Stimulus withdrawal best for India’s economy: Subbarao
27 Apr 2010
According to the Reserve Bank of India (RBI) governor Duvvuri Subbarao the withdrawal of stimulus is in the best interest of the economy in the current scenario of high inflation. The central bank chief pointed out that it had started withdrawing the emergency measures introduced in the financial crisis.
"The details are not important, but what message you must get is that we have begun in earnest the process of reversing from the expansionary stance," he said in his address to the Peterson Institute for International Economics, a Washington-based think tank, last night.
"We started unwinding in October 2009. We terminated unconventional measures first, we raised SLR and brought it back to the pre-crisis level, we raised the CRR on the banks by 75 basis points by end of January and another 25 basis points last week. We raised policy rates, once mid-March and again last week by a total of 50 basis points," said Subbarao.

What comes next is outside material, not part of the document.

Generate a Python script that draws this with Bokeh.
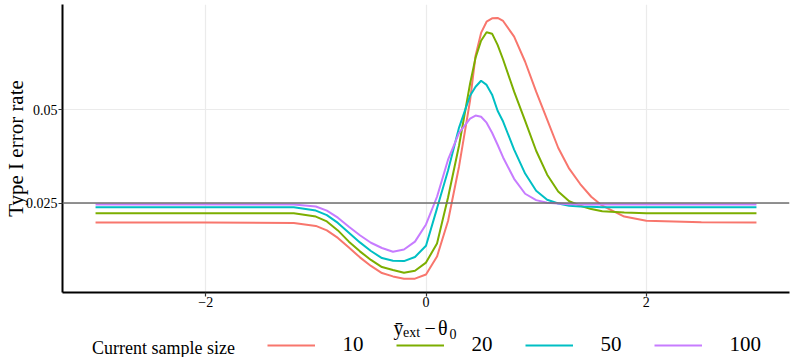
import math
from bokeh.plotting import figure
from bokeh.layouts import column
from bokeh.models import Range1d, Label, Legend, LegendItem, Span
from bokeh.embed import file_html
from bokeh.resources import INLINE

# ---- data ----
x_vals = [-3.0, -2.0, -1.2, -1.0, -0.9, -0.8, -0.7, -0.6, -0.5, -0.4, -0.3, -0.2, -0.1,
          0.0, 0.1, 0.2, 0.3, 0.4, 0.45, 0.5, 0.55, 0.6, 0.65, 0.7, 0.8, 0.9, 1.0,
          1.1, 1.2, 1.3, 1.4, 1.5, 1.6, 1.8, 2.0, 2.5, 3.0]

rate_n10 = [0.0198, 0.0198, 0.0197, 0.0189, 0.0177, 0.0157, 0.0131, 0.0105, 0.0082, 0.0063, 0.0054, 0.0048, 0.0048,
            0.0059, 0.0107, 0.0202, 0.0348, 0.0524, 0.0644, 0.0705, 0.0735, 0.0744, 0.0745, 0.0737, 0.0695, 0.0628, 0.0548,
            0.0473, 0.0398, 0.0342, 0.0301, 0.0267, 0.0243, 0.0214, 0.0203, 0.0199, 0.0198]

rate_n20 = [0.0223, 0.0223, 0.0223, 0.0214, 0.0201, 0.0177, 0.0147, 0.0121, 0.0098, 0.0079, 0.0071, 0.0064, 0.0069,
            0.0091, 0.0142, 0.0265, 0.0404, 0.0569, 0.0639, 0.0684, 0.0707, 0.0703, 0.0673, 0.0634, 0.0548, 0.0470, 0.0390,
            0.0326, 0.0281, 0.0255, 0.0243, 0.0234, 0.0228, 0.0225, 0.0223, 0.0223, 0.0223]

rate_n50 = [0.0239, 0.0239, 0.0239, 0.0230, 0.0218, 0.0197, 0.0171, 0.0145, 0.0122, 0.0103, 0.0096, 0.0095, 0.0106,
            0.0136, 0.0236, 0.0337, 0.0452, 0.0537, 0.0561, 0.0577, 0.0566, 0.0540, 0.0497, 0.0468, 0.0393, 0.0329, 0.0283,
            0.0259, 0.0249, 0.0243, 0.0241, 0.0240, 0.0239, 0.0239, 0.0239, 0.0239, 0.0239]

rate_n100 = [0.0246, 0.0246, 0.0246, 0.0241, 0.0230, 0.0211, 0.0187, 0.0164, 0.0144, 0.0130, 0.0120, 0.0126, 0.0147,
             0.0193, 0.0267, 0.0366, 0.0438, 0.0476, 0.0484, 0.0481, 0.0465, 0.0438, 0.0406, 0.0372, 0.0315, 0.0275, 0.0258,
             0.0251, 0.0249, 0.0247, 0.0246, 0.0246, 0.0246, 0.0246, 0.0246, 0.0246, 0.0246]

sample_sizes = ["10", "20", "50", "100"]
series = [rate_n10, rate_n20, rate_n50, rate_n100]
colors = ["#F8766D", "#7CAE00", "#00BFC4", "#C77CFF"]

nominal_alpha = 0.025
x_ticks = [-2, 0, 2]
x_tick_labels = ["\u22122", "0", "2"]
y_ticks = [0.025, 0.05]
y_tick_labels = ["0.025", "0.05"]

FONT = "Liberation Serif"

# ---- main panel ----
p = figure(width=793, height=314, output_backend="svg", toolbar_location=None,
           x_range=Range1d(-3.3, 3.3), y_range=Range1d(0.0011, 0.0781),
           min_border_left=62, min_border_right=4, min_border_top=4, min_border_bottom=22)
p.outline_line_color = None
p.background_fill_color = "white"
p.border_fill_color = "white"

for g in (p.xgrid, p.ygrid):
    g.grid_line_color = "#EBEBEB"
    g.grid_line_width = 1.2
    g.minor_grid_line_color = None

p.xaxis.ticker = x_ticks
p.xaxis.major_label_overrides = dict(zip(x_ticks, x_tick_labels))
p.yaxis.ticker = y_ticks
p.yaxis.major_label_overrides = dict(zip(y_ticks, y_tick_labels))

for ax in (p.xaxis, p.yaxis):
    ax.axis_line_color = "black"
    ax.axis_line_width = 2
    ax.major_tick_line_color = "#333333"
    ax.major_tick_line_width = 1.2
    ax.major_tick_out = 4
    ax.major_tick_in = 0
    ax.minor_tick_line_color = None
    ax.major_label_text_font = FONT
    ax.major_label_text_font_size = "14px"
    ax.major_label_text_color = "black"
p.xaxis.axis_label = None
p.xaxis.major_label_standoff = 0
p.yaxis.major_label_standoff = 1
p.yaxis.axis_label = "Type I error rate"
p.yaxis.axis_label_text_font = FONT
p.yaxis.axis_label_text_font_size = "21px"
p.yaxis.axis_label_text_font_style = "normal"
p.yaxis.axis_label_text_color = "black"
p.yaxis.axis_label_standoff = -5

for ys, c in zip(series, colors):
    p.line(x_vals, ys, line_color=c, line_width=2)

p.add_layout(Span(location=nominal_alpha, dimension="width", line_color="#6e6e6e", line_width=1.5))

# ---- bottom strip: x title + legend (frame aligned with main frame, left = 62px) ----
q = figure(width=793, height=43, output_backend="svg", toolbar_location=None,
           x_range=Range1d(-3.3, 3.3), y_range=Range1d(10, 11),
           min_border_left=62, min_border_right=4, min_border_top=0, min_border_bottom=0)
q.axis.visible = False
q.grid.visible = False
q.outline_line_color = None
q.background_fill_color = "white"
q.border_fill_color = "white"

# legend keys: same series, drawn outside this strip's visible range
keys = [q.line(x_vals, ys, line_color=c, line_width=2) for ys, c in zip(series, colors)]
legend = Legend(items=[LegendItem(label=s, renderers=[r]) for s, r in zip(sample_sizes, keys)],
                orientation="horizontal", location=(204.5, 0),
                glyph_width=48, glyph_height=20, label_height=20, label_width=21,
                label_standoff=28, spacing=32, padding=0, margin=0,
                border_line_alpha=0, background_fill_alpha=0,
                label_text_font=FONT, label_text_font_size="21px", label_text_color="black")
q.add_layout(legend)

q.add_layout(Label(x=29.5, y=10, x_units="screen", y_units="screen", text="Current sample size",
                   text_font=FONT, text_font_size="18px", text_baseline="middle", text_align="left",
                   text_color="black"))

# x axis title: ȳ_ext − θ_0
xt = [("\u0233", 331, 30, "20px"), ("ext", 340.5, 25, "14px"),
      ("\u2212", 362, 30, "20px"), ("\u03b8", 375.5, 30, "20px"), ("0", 387, 24, "14px")]
for t, sx, sy, fs in xt:
    q.add_layout(Label(x=sx, y=sy, x_units="screen", y_units="screen", text=t,
                       text_font=FONT, text_font_size=fs, text_baseline="alphabetic",
                       text_align="left", text_color="black"))

layout = column(p, q, spacing=0)
open("out.html", "w").write(file_html(layout, INLINE))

He added that in the near-term the reversal of monetary stimulus could hit growth but there was a sacrifice ratio there. But in the long-term and the medium-term sustained inflation was inimical to growth, so inflation had to brought under control, he said.
Subbarao said that getting into the expansionary stance was relatively simple, but the dilemma according to him was how to the withdrawal would be calibrated because of the implications of what would need to be done if one were to get it wrong.
WPI inflation would be about 5.5 per cent by end of March he said.